Using the data below, copy each line that includes the word "chart".

◆ Supplied entries ◆
— BEGIN —

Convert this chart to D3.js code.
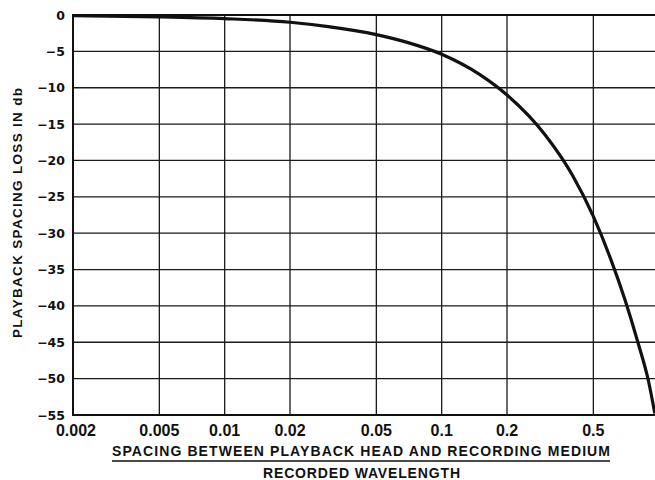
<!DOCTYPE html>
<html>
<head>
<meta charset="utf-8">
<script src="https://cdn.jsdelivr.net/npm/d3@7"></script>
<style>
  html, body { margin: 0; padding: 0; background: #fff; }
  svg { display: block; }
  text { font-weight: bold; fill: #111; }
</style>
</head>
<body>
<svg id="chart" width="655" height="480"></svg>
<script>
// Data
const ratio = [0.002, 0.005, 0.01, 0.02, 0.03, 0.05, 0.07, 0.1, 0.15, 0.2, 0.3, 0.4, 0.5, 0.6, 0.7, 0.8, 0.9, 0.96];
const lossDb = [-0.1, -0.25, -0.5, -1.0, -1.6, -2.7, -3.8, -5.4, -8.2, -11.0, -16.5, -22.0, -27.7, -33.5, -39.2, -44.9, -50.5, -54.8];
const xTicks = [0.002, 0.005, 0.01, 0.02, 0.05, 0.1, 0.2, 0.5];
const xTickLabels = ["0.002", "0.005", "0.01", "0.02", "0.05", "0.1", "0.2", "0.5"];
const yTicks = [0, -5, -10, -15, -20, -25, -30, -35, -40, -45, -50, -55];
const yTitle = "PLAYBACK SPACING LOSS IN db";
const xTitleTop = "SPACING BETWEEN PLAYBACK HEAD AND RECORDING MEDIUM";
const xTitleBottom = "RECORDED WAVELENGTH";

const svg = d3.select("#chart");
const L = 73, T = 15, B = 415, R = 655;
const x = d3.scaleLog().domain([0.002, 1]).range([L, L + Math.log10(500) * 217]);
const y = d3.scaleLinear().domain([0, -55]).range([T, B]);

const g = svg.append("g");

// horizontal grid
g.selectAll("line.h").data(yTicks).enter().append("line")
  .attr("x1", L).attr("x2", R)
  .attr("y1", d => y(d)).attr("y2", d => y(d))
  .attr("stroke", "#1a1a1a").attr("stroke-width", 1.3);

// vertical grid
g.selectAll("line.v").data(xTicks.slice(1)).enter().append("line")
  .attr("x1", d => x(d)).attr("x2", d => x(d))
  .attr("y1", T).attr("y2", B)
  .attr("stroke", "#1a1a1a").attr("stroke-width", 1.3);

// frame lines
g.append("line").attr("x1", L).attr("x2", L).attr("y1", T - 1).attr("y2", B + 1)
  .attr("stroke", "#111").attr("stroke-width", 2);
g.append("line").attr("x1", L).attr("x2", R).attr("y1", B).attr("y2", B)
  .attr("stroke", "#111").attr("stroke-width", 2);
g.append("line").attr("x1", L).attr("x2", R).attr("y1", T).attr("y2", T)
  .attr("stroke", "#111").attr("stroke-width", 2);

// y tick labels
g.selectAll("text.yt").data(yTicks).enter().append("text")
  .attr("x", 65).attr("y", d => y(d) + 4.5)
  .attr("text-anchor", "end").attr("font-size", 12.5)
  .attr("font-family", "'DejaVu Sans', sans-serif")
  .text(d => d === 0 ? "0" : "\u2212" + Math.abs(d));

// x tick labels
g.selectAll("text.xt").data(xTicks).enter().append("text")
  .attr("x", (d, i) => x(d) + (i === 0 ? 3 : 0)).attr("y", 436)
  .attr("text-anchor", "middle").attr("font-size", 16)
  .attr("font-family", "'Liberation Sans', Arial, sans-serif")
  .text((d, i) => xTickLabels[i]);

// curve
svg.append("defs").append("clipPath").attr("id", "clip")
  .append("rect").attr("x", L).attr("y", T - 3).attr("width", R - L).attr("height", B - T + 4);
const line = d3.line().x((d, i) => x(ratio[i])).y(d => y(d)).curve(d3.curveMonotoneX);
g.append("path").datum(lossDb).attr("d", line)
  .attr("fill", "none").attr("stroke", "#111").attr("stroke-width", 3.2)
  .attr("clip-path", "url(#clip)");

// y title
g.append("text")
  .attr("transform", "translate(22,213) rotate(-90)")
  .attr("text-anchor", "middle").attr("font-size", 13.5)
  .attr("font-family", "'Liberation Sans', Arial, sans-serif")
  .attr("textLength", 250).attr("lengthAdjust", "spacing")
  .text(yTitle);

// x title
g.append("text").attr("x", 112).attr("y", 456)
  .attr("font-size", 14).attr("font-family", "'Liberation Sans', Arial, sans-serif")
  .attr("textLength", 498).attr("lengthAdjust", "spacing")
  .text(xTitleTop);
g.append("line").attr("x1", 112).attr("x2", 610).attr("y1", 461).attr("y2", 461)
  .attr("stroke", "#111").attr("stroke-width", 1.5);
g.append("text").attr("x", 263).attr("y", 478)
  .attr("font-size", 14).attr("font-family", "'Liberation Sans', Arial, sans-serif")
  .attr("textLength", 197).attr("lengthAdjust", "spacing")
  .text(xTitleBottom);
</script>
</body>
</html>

— END —
— BEGIN —

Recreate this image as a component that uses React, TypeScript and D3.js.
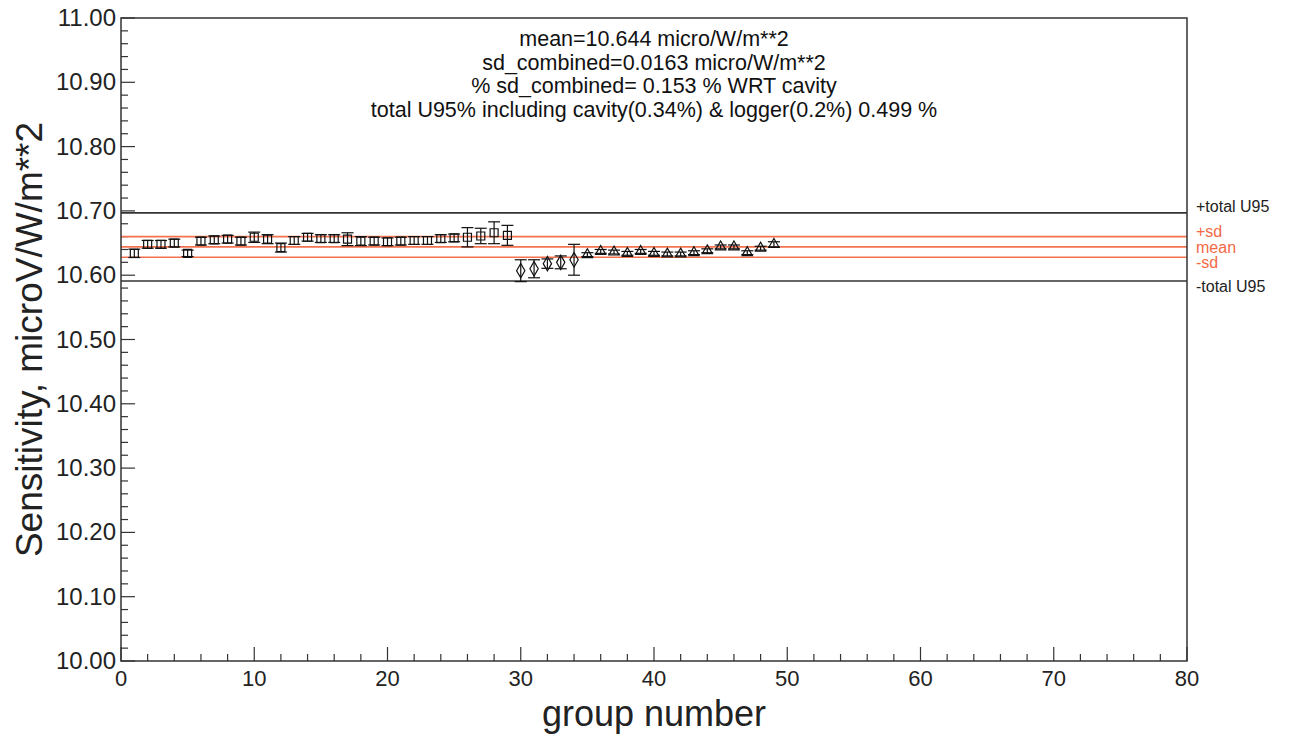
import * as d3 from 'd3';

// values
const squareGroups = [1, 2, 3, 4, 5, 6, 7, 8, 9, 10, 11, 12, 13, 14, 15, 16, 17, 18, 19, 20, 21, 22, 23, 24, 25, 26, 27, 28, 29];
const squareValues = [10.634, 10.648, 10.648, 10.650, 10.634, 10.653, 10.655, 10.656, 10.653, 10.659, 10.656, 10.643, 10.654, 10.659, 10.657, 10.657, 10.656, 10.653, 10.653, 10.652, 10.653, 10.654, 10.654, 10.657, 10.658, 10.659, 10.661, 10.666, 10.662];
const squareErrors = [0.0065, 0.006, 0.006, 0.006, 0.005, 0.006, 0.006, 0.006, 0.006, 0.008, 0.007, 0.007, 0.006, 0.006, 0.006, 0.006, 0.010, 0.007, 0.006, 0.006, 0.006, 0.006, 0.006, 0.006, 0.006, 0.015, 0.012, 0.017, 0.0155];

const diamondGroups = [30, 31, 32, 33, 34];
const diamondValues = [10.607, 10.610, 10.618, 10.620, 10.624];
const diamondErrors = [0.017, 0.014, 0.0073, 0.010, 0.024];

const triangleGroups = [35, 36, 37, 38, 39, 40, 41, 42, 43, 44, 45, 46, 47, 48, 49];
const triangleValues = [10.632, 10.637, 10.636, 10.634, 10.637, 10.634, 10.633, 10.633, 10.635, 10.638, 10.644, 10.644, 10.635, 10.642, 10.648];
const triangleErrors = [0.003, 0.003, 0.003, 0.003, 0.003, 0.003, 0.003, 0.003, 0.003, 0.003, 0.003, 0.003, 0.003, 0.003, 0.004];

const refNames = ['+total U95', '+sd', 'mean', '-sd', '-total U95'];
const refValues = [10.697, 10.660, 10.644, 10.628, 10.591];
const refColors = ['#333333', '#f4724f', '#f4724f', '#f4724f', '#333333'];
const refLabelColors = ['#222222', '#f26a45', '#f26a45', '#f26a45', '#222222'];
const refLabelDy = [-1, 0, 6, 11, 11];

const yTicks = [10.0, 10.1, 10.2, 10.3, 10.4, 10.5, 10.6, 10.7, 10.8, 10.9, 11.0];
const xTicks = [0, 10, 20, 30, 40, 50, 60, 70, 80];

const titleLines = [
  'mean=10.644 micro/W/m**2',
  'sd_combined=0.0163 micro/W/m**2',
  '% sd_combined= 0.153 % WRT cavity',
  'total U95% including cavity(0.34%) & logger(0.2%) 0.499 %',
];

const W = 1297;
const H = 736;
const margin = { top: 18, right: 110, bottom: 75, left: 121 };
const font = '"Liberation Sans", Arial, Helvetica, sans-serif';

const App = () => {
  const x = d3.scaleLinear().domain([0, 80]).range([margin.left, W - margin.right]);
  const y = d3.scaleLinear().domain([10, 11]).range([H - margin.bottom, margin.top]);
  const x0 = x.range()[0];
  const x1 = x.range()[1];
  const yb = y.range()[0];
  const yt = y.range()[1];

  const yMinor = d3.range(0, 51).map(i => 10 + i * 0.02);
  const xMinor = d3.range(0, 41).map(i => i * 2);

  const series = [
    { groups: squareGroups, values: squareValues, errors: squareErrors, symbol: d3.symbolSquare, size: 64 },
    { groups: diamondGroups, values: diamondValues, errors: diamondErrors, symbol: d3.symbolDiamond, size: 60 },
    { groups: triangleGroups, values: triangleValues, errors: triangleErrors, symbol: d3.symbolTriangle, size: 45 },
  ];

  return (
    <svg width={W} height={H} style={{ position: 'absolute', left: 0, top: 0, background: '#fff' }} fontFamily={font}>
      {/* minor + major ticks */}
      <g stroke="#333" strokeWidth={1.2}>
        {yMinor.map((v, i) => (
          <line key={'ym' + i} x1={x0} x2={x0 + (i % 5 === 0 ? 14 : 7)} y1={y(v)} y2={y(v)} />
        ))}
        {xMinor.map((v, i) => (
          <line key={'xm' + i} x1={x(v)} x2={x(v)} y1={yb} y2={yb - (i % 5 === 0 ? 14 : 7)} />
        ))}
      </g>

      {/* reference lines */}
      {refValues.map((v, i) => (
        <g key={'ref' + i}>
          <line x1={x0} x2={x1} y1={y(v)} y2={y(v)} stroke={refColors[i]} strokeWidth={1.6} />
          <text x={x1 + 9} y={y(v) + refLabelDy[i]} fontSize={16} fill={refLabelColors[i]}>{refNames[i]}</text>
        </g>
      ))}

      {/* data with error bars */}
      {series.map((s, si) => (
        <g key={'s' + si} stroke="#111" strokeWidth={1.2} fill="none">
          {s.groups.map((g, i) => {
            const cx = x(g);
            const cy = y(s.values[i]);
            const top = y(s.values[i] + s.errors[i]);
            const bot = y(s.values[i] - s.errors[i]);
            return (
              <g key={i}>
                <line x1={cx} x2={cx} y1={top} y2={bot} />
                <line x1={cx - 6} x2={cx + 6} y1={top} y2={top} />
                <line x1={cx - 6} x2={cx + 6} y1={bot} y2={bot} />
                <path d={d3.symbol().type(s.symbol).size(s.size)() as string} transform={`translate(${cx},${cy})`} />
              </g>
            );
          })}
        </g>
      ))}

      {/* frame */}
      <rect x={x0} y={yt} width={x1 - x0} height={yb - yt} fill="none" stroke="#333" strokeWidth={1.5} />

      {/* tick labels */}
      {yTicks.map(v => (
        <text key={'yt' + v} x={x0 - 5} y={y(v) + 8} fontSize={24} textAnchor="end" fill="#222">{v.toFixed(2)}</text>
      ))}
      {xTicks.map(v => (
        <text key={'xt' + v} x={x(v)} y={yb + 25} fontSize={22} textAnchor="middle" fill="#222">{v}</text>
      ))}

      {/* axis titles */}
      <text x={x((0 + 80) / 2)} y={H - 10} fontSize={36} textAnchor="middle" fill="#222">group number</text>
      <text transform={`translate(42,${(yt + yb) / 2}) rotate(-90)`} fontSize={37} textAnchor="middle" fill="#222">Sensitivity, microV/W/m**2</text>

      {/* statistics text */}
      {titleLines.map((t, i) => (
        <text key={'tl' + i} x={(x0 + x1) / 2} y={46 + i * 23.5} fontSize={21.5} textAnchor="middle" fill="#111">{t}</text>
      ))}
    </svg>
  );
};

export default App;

— END —

◆ Answer for this exercise ◆
Convert this chart to D3.js code.
<svg id="chart" width="655" height="480"></svg>
const svg = d3.select("#chart");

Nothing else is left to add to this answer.